> Dataset extract:
## begin
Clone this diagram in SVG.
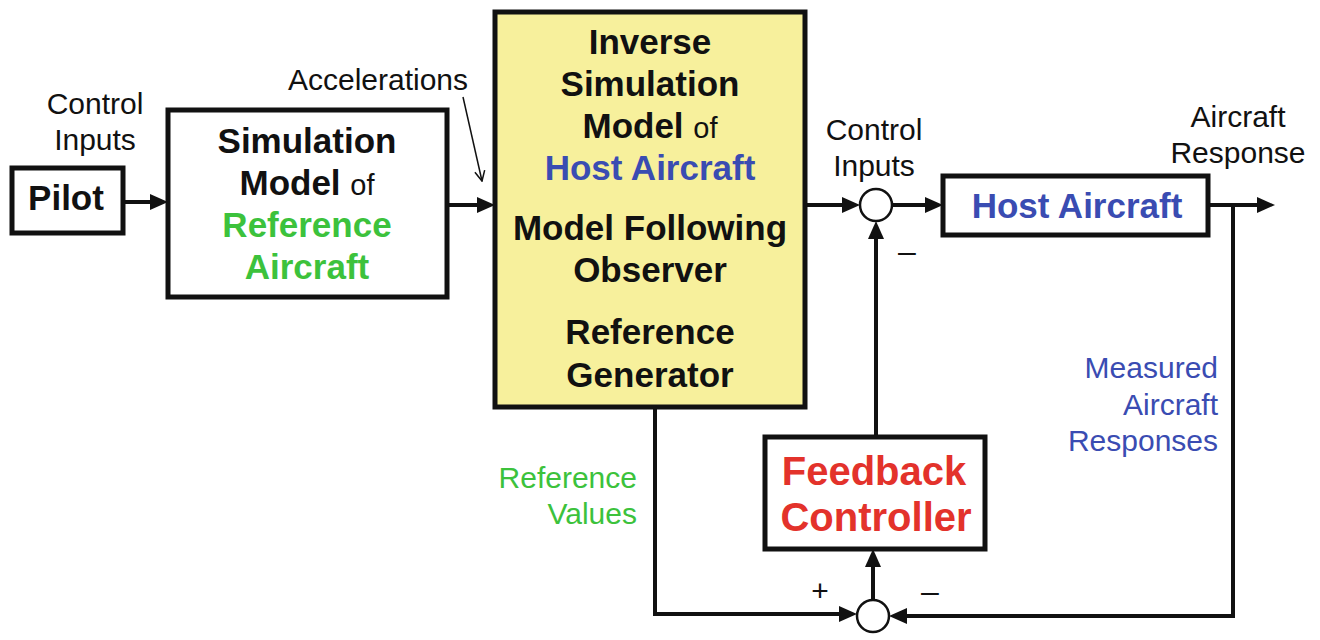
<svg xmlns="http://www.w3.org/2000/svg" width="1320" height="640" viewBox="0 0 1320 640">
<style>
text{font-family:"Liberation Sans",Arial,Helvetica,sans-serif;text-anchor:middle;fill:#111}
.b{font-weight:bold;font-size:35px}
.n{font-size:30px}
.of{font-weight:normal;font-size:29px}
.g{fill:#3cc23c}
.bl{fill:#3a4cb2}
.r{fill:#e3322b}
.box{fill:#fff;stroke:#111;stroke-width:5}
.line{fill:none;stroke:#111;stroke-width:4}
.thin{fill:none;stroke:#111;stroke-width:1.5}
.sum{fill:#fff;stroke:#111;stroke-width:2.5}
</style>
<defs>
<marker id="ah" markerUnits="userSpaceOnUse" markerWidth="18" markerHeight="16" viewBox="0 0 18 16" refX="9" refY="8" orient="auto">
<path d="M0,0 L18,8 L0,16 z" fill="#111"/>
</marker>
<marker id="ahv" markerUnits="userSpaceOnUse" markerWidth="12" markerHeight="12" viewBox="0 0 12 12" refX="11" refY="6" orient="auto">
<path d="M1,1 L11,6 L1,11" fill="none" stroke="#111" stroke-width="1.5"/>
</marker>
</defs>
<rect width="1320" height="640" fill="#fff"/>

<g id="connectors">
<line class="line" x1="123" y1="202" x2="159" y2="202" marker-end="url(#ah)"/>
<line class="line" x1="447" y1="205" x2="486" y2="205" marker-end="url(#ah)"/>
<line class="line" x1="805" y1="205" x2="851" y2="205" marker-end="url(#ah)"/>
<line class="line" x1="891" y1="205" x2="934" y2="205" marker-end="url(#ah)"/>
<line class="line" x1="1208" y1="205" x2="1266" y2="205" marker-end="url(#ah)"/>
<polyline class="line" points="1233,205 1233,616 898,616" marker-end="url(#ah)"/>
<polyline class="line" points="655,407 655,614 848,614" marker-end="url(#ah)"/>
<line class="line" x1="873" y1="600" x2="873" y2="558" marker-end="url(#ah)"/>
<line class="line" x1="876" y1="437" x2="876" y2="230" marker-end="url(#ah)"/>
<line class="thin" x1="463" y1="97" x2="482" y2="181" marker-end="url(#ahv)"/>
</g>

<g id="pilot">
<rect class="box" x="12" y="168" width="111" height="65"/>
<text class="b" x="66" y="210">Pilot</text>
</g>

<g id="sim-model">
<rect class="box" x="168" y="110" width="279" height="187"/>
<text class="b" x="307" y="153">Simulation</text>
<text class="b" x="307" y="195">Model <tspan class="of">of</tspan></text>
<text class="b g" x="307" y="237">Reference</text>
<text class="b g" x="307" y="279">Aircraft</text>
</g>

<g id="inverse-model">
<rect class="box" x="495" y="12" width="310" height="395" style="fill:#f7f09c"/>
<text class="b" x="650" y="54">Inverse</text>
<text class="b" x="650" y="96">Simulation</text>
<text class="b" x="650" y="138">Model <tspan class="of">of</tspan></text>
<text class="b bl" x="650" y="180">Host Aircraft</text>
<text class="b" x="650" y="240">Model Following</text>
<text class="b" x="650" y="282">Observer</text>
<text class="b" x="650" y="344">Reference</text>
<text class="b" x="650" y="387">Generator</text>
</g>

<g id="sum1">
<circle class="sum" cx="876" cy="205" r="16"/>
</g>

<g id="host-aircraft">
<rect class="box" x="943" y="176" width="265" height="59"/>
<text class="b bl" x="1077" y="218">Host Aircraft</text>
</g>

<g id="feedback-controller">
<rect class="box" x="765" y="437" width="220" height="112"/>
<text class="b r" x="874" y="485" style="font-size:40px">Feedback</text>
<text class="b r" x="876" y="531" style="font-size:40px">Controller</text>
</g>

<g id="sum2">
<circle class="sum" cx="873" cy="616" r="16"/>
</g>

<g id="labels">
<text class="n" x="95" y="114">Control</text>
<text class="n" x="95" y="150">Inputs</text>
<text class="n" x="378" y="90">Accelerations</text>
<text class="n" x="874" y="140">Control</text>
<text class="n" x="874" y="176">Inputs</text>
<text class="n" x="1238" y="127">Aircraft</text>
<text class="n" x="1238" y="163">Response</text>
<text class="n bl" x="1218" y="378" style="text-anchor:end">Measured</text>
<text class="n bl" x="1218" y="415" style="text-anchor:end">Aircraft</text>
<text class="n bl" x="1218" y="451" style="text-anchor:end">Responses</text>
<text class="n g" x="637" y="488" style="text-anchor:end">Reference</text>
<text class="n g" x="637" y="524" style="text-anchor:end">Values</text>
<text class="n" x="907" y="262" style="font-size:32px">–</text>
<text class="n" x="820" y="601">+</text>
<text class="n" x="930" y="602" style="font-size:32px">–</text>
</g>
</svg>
## end
> Written problem: Your task is to repeat the data above exactly while excluding the pictures.

> Solution to the exercise:
Clone this diagram in SVG.
<svg xmlns="http://www.w3.org/2000/svg" width="1320" height="640" viewBox="0 0 1320 640">
<style>
text{font-family:"Liberation Sans",Arial,Helvetica,sans-serif;text-anchor:middle;fill:#111}
.b{font-weight:bold;font-size:35px}
.n{font-size:30px}
.of{font-weight:normal;font-size:29px}
.g{fill:#3cc23c}
.bl{fill:#3a4cb2}
.r{fill:#e3322b}
.box{fill:#fff;stroke:#111;stroke-width:5}
.line{fill:none;stroke:#111;stroke-width:4}
.thin{fill:none;stroke:#111;stroke-width:1.5}
.sum{fill:#fff;stroke:#111;stroke-width:2.5}
</style>
<defs>
<marker id="ah" markerUnits="userSpaceOnUse" markerWidth="18" markerHeight="16" viewBox="0 0 18 16" refX="9" refY="8" orient="auto">
<path d="M0,0 L18,8 L0,16 z" fill="#111"/>
</marker>
<marker id="ahv" markerUnits="userSpaceOnUse" markerWidth="12" markerHeight="12" viewBox="0 0 12 12" refX="11" refY="6" orient="auto">
<path d="M1,1 L11,6 L1,11" fill="none" stroke="#111" stroke-width="1.5"/>
</marker>
</defs>
<rect width="1320" height="640" fill="#fff"/>

<g id="connectors">
<line class="line" x1="123" y1="202" x2="159" y2="202" marker-end="url(#ah)"/>
<line class="line" x1="447" y1="205" x2="486" y2="205" marker-end="url(#ah)"/>
<line class="line" x1="805" y1="205" x2="851" y2="205" marker-end="url(#ah)"/>
<line class="line" x1="891" y1="205" x2="934" y2="205" marker-end="url(#ah)"/>
<line class="line" x1="1208" y1="205" x2="1266" y2="205" marker-end="url(#ah)"/>
<polyline class="line" points="1233,205 1233,616 898,616" marker-end="url(#ah)"/>
<polyline class="line" points="655,407 655,614 848,614" marker-end="url(#ah)"/>
<line class="line" x1="873" y1="600" x2="873" y2="558" marker-end="url(#ah)"/>
<line class="line" x1="876" y1="437" x2="876" y2="230" marker-end="url(#ah)"/>
<line class="thin" x1="463" y1="97" x2="482" y2="181" marker-end="url(#ahv)"/>
</g>

<g id="pilot">
<rect class="box" x="12" y="168" width="111" height="65"/>
<text class="b" x="66" y="210">Pilot</text>
</g>

<g id="sim-model">
<rect class="box" x="168" y="110" width="279" height="187"/>
<text class="b" x="307" y="153">Simulation</text>
<text class="b" x="307" y="195">Model <tspan class="of">of</tspan></text>
<text class="b g" x="307" y="237">Reference</text>
<text class="b g" x="307" y="279">Aircraft</text>
</g>

<g id="inverse-model">
<rect class="box" x="495" y="12" width="310" height="395" style="fill:#f7f09c"/>
<text class="b" x="650" y="54">Inverse</text>
<text class="b" x="650" y="96">Simulation</text>
<text class="b" x="650" y="138">Model <tspan class="of">of</tspan></text>
<text class="b bl" x="650" y="180">Host Aircraft</text>
<text class="b" x="650" y="240">Model Following</text>
<text class="b" x="650" y="282">Observer</text>
<text class="b" x="650" y="344">Reference</text>
<text class="b" x="650" y="387">Generator</text>
</g>

<g id="sum1">
<circle class="sum" cx="876" cy="205" r="16"/>
</g>

<g id="host-aircraft">
<rect class="box" x="943" y="176" width="265" height="59"/>
<text class="b bl" x="1077" y="218">Host Aircraft</text>
</g>

<g id="feedback-controller">
<rect class="box" x="765" y="437" width="220" height="112"/>
<text class="b r" x="874" y="485" style="font-size:40px">Feedback</text>
<text class="b r" x="876" y="531" style="font-size:40px">Controller</text>
</g>

<g id="sum2">
<circle class="sum" cx="873" cy="616" r="16"/>
</g>

<g id="labels">
<text class="n" x="95" y="114">Control</text>
<text class="n" x="95" y="150">Inputs</text>
<text class="n" x="378" y="90">Accelerations</text>
<text class="n" x="874" y="140">Control</text>
<text class="n" x="874" y="176">Inputs</text>
<text class="n" x="1238" y="127">Aircraft</text>
<text class="n" x="1238" y="163">Response</text>
<text class="n bl" x="1218" y="378" style="text-anchor:end">Measured</text>
<text class="n bl" x="1218" y="415" style="text-anchor:end">Aircraft</text>
<text class="n bl" x="1218" y="451" style="text-anchor:end">Responses</text>
<text class="n g" x="637" y="488" style="text-anchor:end">Reference</text>
<text class="n g" x="637" y="524" style="text-anchor:end">Values</text>
<text class="n" x="907" y="262" style="font-size:32px">–</text>
<text class="n" x="820" y="601">+</text>
<text class="n" x="930" y="602" style="font-size:32px">–</text>
</g>
</svg>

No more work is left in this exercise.